# [Exercise input]
########################################
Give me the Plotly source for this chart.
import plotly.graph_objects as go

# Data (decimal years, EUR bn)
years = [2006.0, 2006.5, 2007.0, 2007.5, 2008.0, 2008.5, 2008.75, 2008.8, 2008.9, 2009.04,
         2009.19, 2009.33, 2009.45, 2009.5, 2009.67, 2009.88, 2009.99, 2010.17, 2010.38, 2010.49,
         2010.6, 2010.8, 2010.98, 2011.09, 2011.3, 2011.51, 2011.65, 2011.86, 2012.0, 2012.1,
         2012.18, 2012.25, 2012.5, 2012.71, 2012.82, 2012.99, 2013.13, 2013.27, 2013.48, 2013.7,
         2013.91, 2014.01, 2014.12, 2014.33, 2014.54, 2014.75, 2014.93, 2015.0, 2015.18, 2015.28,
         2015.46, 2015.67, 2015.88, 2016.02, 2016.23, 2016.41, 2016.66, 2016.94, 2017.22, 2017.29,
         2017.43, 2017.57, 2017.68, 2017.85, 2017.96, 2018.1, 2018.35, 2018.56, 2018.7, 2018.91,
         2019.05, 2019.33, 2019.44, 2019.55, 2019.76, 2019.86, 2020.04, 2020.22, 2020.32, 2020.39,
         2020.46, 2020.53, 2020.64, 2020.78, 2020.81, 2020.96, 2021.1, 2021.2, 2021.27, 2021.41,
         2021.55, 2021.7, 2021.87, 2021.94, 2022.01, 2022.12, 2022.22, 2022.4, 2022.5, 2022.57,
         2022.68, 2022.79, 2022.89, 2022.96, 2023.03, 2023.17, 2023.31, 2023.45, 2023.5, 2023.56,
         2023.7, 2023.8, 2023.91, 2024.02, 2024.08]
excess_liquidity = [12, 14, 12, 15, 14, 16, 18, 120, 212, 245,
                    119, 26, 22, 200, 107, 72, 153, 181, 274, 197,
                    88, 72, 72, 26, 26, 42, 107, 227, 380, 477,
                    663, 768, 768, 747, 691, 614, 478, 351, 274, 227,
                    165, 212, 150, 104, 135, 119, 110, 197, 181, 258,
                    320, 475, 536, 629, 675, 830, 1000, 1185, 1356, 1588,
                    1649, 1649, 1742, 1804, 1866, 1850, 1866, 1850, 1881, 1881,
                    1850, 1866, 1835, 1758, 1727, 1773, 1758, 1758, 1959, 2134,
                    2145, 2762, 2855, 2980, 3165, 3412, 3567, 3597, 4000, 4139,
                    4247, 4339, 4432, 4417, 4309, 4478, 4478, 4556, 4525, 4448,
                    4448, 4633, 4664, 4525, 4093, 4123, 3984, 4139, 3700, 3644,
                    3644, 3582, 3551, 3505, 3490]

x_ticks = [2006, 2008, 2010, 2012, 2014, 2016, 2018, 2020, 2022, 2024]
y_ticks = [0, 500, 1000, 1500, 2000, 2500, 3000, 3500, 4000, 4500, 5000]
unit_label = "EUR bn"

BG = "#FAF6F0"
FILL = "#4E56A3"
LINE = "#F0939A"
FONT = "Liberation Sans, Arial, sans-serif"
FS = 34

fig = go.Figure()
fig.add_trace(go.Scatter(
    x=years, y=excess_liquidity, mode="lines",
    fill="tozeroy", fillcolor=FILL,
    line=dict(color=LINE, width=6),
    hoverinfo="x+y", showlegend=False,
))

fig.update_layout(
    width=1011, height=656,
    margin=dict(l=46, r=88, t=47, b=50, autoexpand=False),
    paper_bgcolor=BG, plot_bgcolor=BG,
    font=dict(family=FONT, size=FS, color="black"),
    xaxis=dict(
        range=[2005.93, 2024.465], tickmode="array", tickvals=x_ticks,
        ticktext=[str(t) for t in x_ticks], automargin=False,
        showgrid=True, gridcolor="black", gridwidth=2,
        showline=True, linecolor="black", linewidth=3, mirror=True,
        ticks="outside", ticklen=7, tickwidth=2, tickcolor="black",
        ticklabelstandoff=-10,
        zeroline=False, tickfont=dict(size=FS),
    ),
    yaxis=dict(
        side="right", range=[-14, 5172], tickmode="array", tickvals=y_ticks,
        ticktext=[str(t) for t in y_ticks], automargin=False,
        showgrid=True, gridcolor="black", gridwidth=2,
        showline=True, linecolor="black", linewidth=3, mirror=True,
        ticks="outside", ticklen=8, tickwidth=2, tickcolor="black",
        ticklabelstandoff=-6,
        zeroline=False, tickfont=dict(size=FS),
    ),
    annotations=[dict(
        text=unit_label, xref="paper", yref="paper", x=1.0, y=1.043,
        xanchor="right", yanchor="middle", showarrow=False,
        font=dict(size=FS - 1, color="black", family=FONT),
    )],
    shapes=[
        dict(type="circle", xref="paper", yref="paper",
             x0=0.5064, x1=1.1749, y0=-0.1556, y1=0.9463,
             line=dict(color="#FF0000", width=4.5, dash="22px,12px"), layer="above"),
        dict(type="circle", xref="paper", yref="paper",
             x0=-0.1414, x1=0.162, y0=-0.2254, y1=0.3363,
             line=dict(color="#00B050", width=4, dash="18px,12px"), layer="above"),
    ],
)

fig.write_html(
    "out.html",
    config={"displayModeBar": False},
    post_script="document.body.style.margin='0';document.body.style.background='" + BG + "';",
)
########################################
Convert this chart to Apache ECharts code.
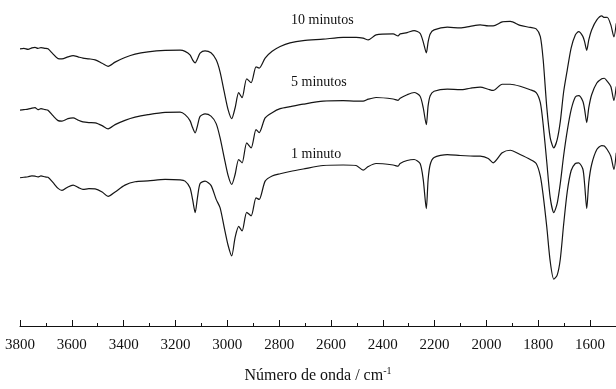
########################################
# [Work to complete]
Give again only the lines from the one bearing "Give me the Plotly source for this chart." through the one bearing "import plotly.graph_objects as go", exactly as they stand.

# [Response]
Give me the Plotly source for this chart.
import plotly.graph_objects as go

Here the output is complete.